WHAT NEEDS TO BE DONE ->
Lines with "Write a Python" and "import matplotlib.transforms as mtransforms" mark the range, both included. Reproduce exactly that stretch, without pictures.

* START PROVIDED MATERIAL *

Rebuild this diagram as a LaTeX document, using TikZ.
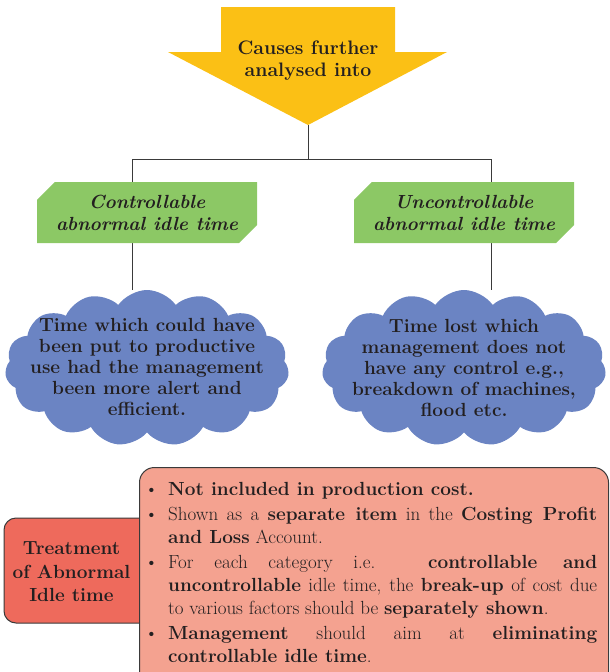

* END PROVIDED MATERIAL *
* START PROVIDED MATERIAL *

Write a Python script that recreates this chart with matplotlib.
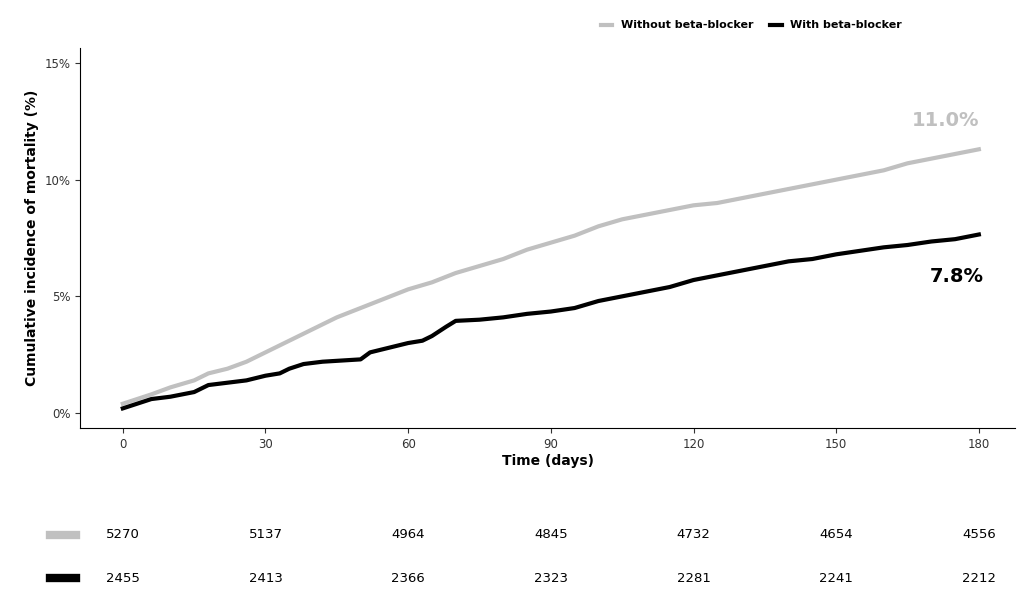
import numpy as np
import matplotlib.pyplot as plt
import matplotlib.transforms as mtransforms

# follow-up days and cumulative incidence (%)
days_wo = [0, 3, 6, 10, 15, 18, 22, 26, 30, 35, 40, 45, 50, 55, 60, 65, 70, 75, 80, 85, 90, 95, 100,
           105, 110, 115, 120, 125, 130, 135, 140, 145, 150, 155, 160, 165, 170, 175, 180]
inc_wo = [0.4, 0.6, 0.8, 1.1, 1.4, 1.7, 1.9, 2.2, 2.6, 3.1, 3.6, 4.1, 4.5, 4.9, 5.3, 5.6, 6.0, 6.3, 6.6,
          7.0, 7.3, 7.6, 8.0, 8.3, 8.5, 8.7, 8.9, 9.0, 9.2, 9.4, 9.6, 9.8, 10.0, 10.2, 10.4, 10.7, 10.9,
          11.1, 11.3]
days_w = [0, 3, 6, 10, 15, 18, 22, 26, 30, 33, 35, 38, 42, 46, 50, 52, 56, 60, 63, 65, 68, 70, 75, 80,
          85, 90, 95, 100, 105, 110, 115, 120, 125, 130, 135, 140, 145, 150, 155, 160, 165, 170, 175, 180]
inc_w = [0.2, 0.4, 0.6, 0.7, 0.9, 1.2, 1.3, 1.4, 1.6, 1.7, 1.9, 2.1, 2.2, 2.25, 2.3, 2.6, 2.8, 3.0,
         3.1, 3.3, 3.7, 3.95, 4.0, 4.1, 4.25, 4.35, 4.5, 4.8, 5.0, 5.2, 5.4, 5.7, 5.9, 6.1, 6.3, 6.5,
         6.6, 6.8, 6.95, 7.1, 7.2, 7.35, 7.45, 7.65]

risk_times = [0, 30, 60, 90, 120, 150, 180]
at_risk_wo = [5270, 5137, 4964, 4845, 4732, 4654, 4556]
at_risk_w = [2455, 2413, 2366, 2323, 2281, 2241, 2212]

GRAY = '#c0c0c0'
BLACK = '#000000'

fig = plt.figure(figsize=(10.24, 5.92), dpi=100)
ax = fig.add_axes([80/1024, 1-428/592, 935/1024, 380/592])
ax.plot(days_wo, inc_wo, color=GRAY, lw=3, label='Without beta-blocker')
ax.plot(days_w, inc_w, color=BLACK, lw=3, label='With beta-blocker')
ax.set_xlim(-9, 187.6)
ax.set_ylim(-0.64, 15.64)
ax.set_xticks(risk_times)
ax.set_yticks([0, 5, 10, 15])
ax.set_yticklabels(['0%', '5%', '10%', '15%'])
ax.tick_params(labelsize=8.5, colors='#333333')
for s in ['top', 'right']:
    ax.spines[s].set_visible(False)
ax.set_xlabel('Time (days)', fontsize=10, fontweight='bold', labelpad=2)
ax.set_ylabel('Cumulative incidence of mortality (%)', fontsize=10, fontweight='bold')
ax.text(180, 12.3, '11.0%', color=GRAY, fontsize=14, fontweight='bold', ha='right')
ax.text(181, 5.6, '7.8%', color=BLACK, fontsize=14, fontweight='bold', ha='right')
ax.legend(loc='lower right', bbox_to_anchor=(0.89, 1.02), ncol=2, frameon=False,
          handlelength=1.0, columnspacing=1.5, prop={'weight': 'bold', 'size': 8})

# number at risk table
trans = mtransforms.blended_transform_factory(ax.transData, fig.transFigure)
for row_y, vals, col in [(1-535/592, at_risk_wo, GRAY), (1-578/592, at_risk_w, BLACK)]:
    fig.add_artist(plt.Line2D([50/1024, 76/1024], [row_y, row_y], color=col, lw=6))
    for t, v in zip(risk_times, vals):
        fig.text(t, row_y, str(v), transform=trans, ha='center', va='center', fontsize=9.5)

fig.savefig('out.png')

* END PROVIDED MATERIAL *

RESULT OF THE EXERCISE ->
Write a Python script that recreates this chart with matplotlib.
import numpy as np
import matplotlib.pyplot as plt
import matplotlib.transforms as mtransforms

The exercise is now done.